Não consigo escapar da reflexão autobiográfica clichê de final de ano.

Minha memória não tem índice ou qualquer tipo de organização e ainda por cima eu erro datas com frequência. Mesmo assim, uma data me é clara. Meu filho ainda usava carrinho de bebê quando nossa companheira canina entrou nas nossas vidas. Ela viu meu filho aprender a andar: uma Alexandria inteira de memórias afetivas. Nessa semana, com 20 anos de idade, ela acabou. Foi uma morte morrida, portanto.
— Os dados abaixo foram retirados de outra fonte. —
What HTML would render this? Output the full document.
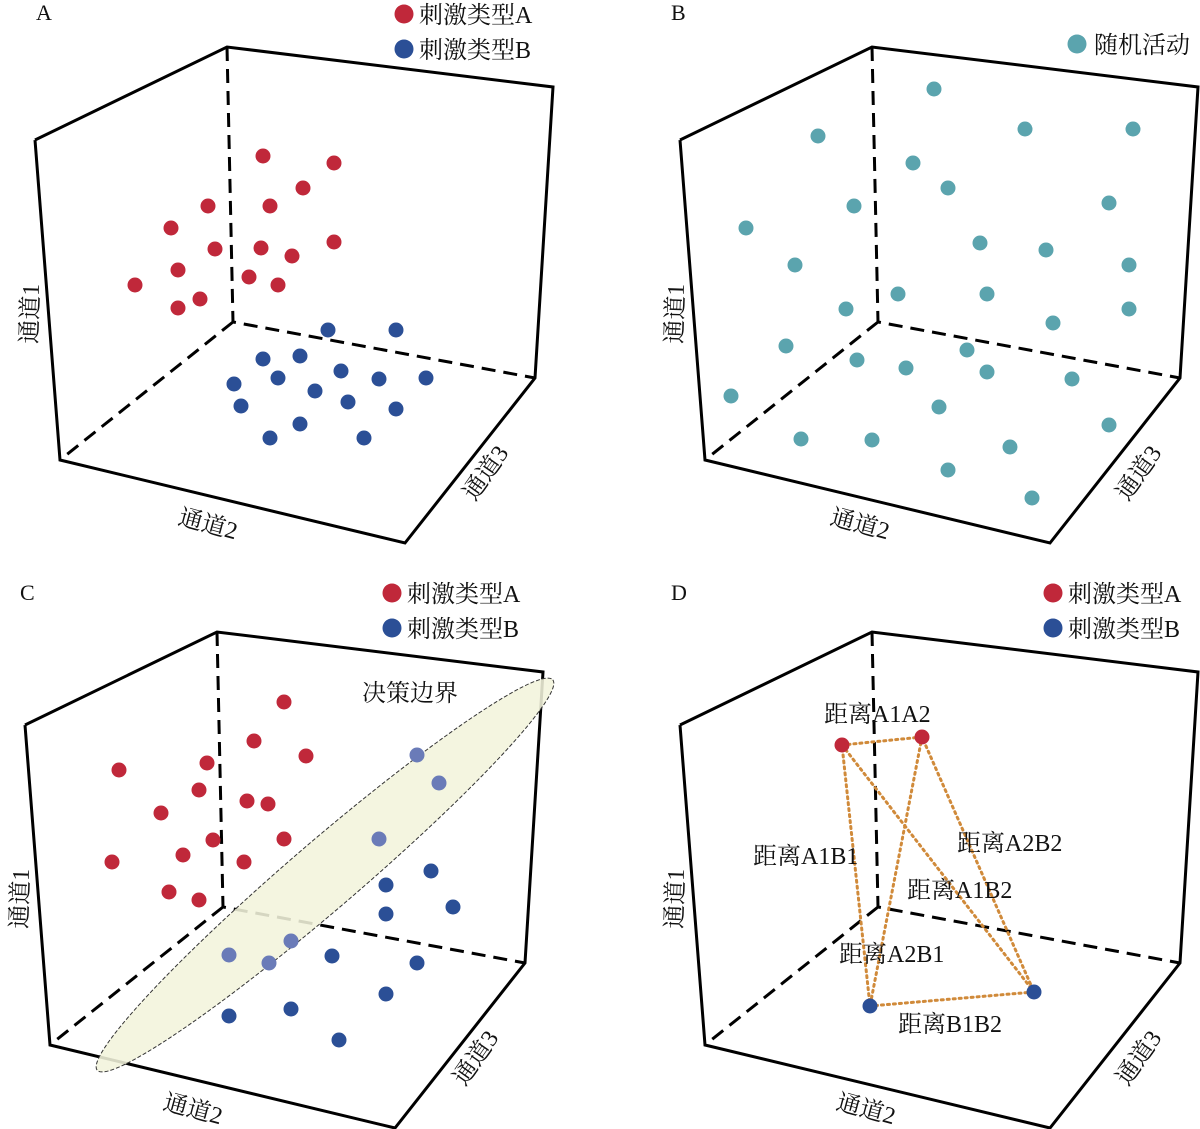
<!DOCTYPE html>
<html><head><meta charset="utf-8"><style>
html,body{margin:0;padding:0;background:#fff}
svg{display:block}
text{font-family:"Liberation Serif","Noto Serif CJK SC",serif;fill:#111}
.s{stroke:#000;stroke-width:3;fill:none}
.d{stroke:#000;stroke-width:3;fill:none;stroke-dasharray:14,8}
.r{fill:#c0283a}.b{fill:#2b4f96}.t{fill:#5ba4ae}.lb{fill:#6a7bb8}
.o{stroke:#d08a3a;stroke-width:3;stroke-dasharray:2,4;stroke-linecap:round;fill:none}
</style></head><body>
<svg width="1200" height="1129" viewBox="0 0 1200 1129" xmlns="http://www.w3.org/2000/svg">
<defs>
<g id="box">
<path class="s" d="M35,140 L60,460 L405,543 L535,378 L553,87 L227,47 L35,140"/>
<path class="d" d="M227,47 L233,322 L535,378 M233,322 L60,460"/>
</g>
</defs>

<!-- Panel A -->
<use href="#box"/>
<text x="36" y="20" font-size="22">A</text>
<circle class="r" cx="404" cy="14" r="9.5"/><text x="419" y="23" font-size="24">刺激类型A</text>
<circle class="b" cx="404" cy="49" r="9.5"/><text x="419" y="58" font-size="24">刺激类型B</text>
<text font-size="24" transform="translate(37,344) rotate(-88)">通道1</text>
<text font-size="24" transform="translate(177,524) rotate(15)">通道2</text>
<text font-size="24" transform="translate(475,502) rotate(-55)">通道3</text>
<g class="r">
<circle cx="263" cy="156" r="7.5"/><circle cx="334" cy="163" r="7.5"/><circle cx="303" cy="188" r="7.5"/><circle cx="208" cy="206" r="7.5"/><circle cx="270" cy="206" r="7.5"/><circle cx="171" cy="228" r="7.5"/><circle cx="215" cy="249" r="7.5"/><circle cx="261" cy="248" r="7.5"/><circle cx="334" cy="242" r="7.5"/><circle cx="292" cy="256" r="7.5"/><circle cx="178" cy="270" r="7.5"/><circle cx="249" cy="277" r="7.5"/><circle cx="278" cy="285" r="7.5"/><circle cx="135" cy="285" r="7.5"/><circle cx="200" cy="299" r="7.5"/><circle cx="178" cy="308" r="7.5"/>
</g>
<g class="b">
<circle cx="328" cy="330" r="7.5"/><circle cx="396" cy="330" r="7.5"/><circle cx="263" cy="359" r="7.5"/><circle cx="300" cy="356" r="7.5"/><circle cx="278" cy="378" r="7.5"/><circle cx="341" cy="371" r="7.5"/><circle cx="379" cy="379" r="7.5"/><circle cx="426" cy="378" r="7.5"/><circle cx="234" cy="384" r="7.5"/><circle cx="315" cy="391" r="7.5"/><circle cx="348" cy="402" r="7.5"/><circle cx="241" cy="406" r="7.5"/><circle cx="396" cy="409" r="7.5"/><circle cx="300" cy="424" r="7.5"/><circle cx="270" cy="438" r="7.5"/><circle cx="364" cy="438" r="7.5"/>
</g>

<!-- Panel B -->
<g transform="translate(645,0)"><use href="#box"/>
<text font-size="24" transform="translate(37,344) rotate(-88)">通道1</text>
<text font-size="24" transform="translate(184,524) rotate(15)">通道2</text>
<text font-size="24" transform="translate(483,502) rotate(-55)">通道3</text>
</g>
<text x="671" y="20" font-size="22">B</text>
<circle class="t" cx="1077" cy="44" r="9.5"/><text x="1094" y="53" font-size="24">随机活动</text>
<g class="t">
<circle cx="934" cy="89" r="7.5"/><circle cx="818" cy="136" r="7.5"/><circle cx="1025" cy="129" r="7.5"/><circle cx="1133" cy="129" r="7.5"/><circle cx="913" cy="163" r="7.5"/><circle cx="948" cy="188" r="7.5"/><circle cx="854" cy="206" r="7.5"/><circle cx="1109" cy="203" r="7.5"/><circle cx="746" cy="228" r="7.5"/><circle cx="980" cy="243" r="7.5"/><circle cx="1046" cy="250" r="7.5"/><circle cx="795" cy="265" r="7.5"/><circle cx="1129" cy="265" r="7.5"/><circle cx="898" cy="294" r="7.5"/><circle cx="987" cy="294" r="7.5"/><circle cx="846" cy="309" r="7.5"/><circle cx="1053" cy="323" r="7.5"/><circle cx="1129" cy="309" r="7.5"/><circle cx="786" cy="346" r="7.5"/><circle cx="967" cy="350" r="7.5"/><circle cx="857" cy="360" r="7.5"/><circle cx="906" cy="368" r="7.5"/><circle cx="987" cy="372" r="7.5"/><circle cx="1072" cy="379" r="7.5"/><circle cx="731" cy="396" r="7.5"/><circle cx="939" cy="407" r="7.5"/><circle cx="1109" cy="425" r="7.5"/><circle cx="801" cy="439" r="7.5"/><circle cx="872" cy="440" r="7.5"/><circle cx="1010" cy="447" r="7.5"/><circle cx="948" cy="470" r="7.5"/><circle cx="1032" cy="498" r="7.5"/>
</g>

<!-- Panel C -->
<g transform="translate(-10,585)"><use href="#box"/>
<text font-size="24" transform="translate(37,344) rotate(-88)">通道1</text>
<text font-size="24" transform="translate(172,524) rotate(15)">通道2</text>
<text font-size="24" transform="translate(475,502) rotate(-55)">通道3</text>
</g>
<text x="20" y="600" font-size="22">C</text>
<circle class="r" cx="392" cy="593" r="9.5"/><text x="407" y="602" font-size="24">刺激类型A</text>
<circle class="b" cx="392" cy="628" r="9.5"/><text x="407" y="637" font-size="24">刺激类型B</text>
<g class="r">
<circle cx="284" cy="702" r="7.5"/><circle cx="254" cy="741" r="7.5"/><circle cx="306" cy="756" r="7.5"/><circle cx="207" cy="763" r="7.5"/><circle cx="119" cy="770" r="7.5"/><circle cx="199" cy="790" r="7.5"/><circle cx="247" cy="801" r="7.5"/><circle cx="268" cy="804" r="7.5"/><circle cx="161" cy="813" r="7.5"/><circle cx="213" cy="840" r="7.5"/><circle cx="284" cy="839" r="7.5"/><circle cx="183" cy="855" r="7.5"/><circle cx="244" cy="862" r="7.5"/><circle cx="112" cy="862" r="7.5"/><circle cx="169" cy="892" r="7.5"/><circle cx="199" cy="900" r="7.5"/>
</g>
<ellipse cx="325" cy="875" rx="300" ry="34" transform="rotate(-40.6 325 875)" fill="#f3f4dc" fill-opacity="0.88" stroke="#333" stroke-width="1" stroke-dasharray="4,2"/>
<text x="362" y="701" font-size="24">决策边界</text>
<g class="lb">
<circle cx="417" cy="755" r="7.5"/><circle cx="439" cy="783" r="7.5"/><circle cx="379" cy="839" r="7.5"/><circle cx="291" cy="941" r="7.5"/><circle cx="229" cy="955" r="7.5"/><circle cx="269" cy="963" r="7.5"/>
</g>
<g class="b">
<circle cx="431" cy="871" r="7.5"/><circle cx="386" cy="885" r="7.5"/><circle cx="453" cy="907" r="7.5"/><circle cx="386" cy="914" r="7.5"/><circle cx="332" cy="956" r="7.5"/><circle cx="417" cy="963" r="7.5"/><circle cx="386" cy="994" r="7.5"/><circle cx="291" cy="1009" r="7.5"/><circle cx="229" cy="1016" r="7.5"/><circle cx="339" cy="1040" r="7.5"/>
</g>

<!-- Panel D -->
<g transform="translate(645,585)"><use href="#box"/>
<text font-size="24" transform="translate(37,344) rotate(-88)">通道1</text>
<text font-size="24" transform="translate(190,524) rotate(15)">通道2</text>
<text font-size="24" transform="translate(483,502) rotate(-55)">通道3</text>
</g>
<text x="671" y="600" font-size="22">D</text>
<circle class="r" cx="1053" cy="593" r="9.5"/><text x="1068" y="602" font-size="24">刺激类型A</text>
<circle class="b" cx="1053" cy="628" r="9.5"/><text x="1068" y="637" font-size="24">刺激类型B</text>
<path class="o" d="M842,745 L922,737 L1034,992 L870,1006 L842,745 L1034,992 M922,737 L870,1006"/>
<circle class="r" cx="842" cy="745" r="7.5"/><circle class="r" cx="922" cy="737" r="7.5"/>
<circle class="b" cx="870" cy="1006" r="7.5"/><circle class="b" cx="1034" cy="992" r="7.5"/>
<g font-size="24">
<text x="824" y="722">距离A1A2</text>
<text x="753" y="864">距离A1B1</text>
<text x="957" y="851">距离A2B2</text>
<text x="907" y="898">距离A1B2</text>
<text x="839" y="962">距离A2B1</text>
<text x="898" y="1032">距离B1B2</text>
</g>
</svg>
</body></html>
É um vazio que toma conta da casa, do sono, do sonho, do tempo.

Nessa viagem autocentrada, tenho a companhia de João Cabral de Melo Neto (A educação pela pedra, 1966):

Os vazios do homem, ainda que sintam
a uma plenitude (gora mas presença)
contêm nadas, contêm apenas vazios:
o que a esponja, vazia quando plena;
incham do que a esponja, de ar vazio,
e dela copiam certamente a estrutura:
toda em grutas ou em gotas de vazio,
postas em cachos de bolha, de não-uva.
Esse cheio vazio sente ao que uma saca
mas cheia de esponjas cheias de vazio;
os vazios do homem ou o vazio inchado:
ou vazio que inchou por estar vazio. 

Meu pós-doc é, de uma certa maneira, sobre Morte e vida severina. Então, é natural que o João (olha a intimidade, minha filha) esteja sentado aqui do meu lado.

O vazio me fascina.

Os japoneses entendem o vazio melhor do que qualquer outra cultura. É o tal do Ma. O Ma em mim saúda o Ma em você.

Desde menina tenho aquela cara de quem não está ali. É o olho a procurar o pensamento que foi longe, para além de onde a vista alcança. Graças a esse sonho perdido, fui driblando a tristeza e nutrindo o vazio, mas nessa época do ano a melancolia me invade.

Cai sobre mim uma inevitável sensação de derrota. A minha é sobre não escapar desses dogmas sociais em que mesmo ateus se veem obrigados a celebrar o Natal. Ah a família, ah o espírito natalino. Ah, a inescapabilidade do inferno, digo eu.

O vazio incomoda porque o vazio não consome, não participa do capitalismo.

O que busco, em essência, é não permitir que outros ocupem os meus vazios com suas tradições, seus conceitos, suas opiniões, suas moralidades. As pessoas acreditam com sinceridade que fazem um Bem (mítico, individual e questionável) ao forçarem sobre nós as suas visões de mundo e de família. Se julgam no direito, portanto, de preencher o vazio do outro. Pobre daquele que não permite.

Calibã (A tempestade, Shakespeare) ganha a fala e perde a liberdade. A sociedade tem enorme dificuldade em aceitar que o diferente fale. Ou seja, que o diferente exista. É uma questão não apenas literária, mas também ontológica.

Especialmente em relação à tolerância e aceitação do diferente, os três últimos anos foram um naufrágio.

O inferno está vazio e os demônios estão aqui.

A literatura resistirá e nós, leitores do Rascunho, passarinhos.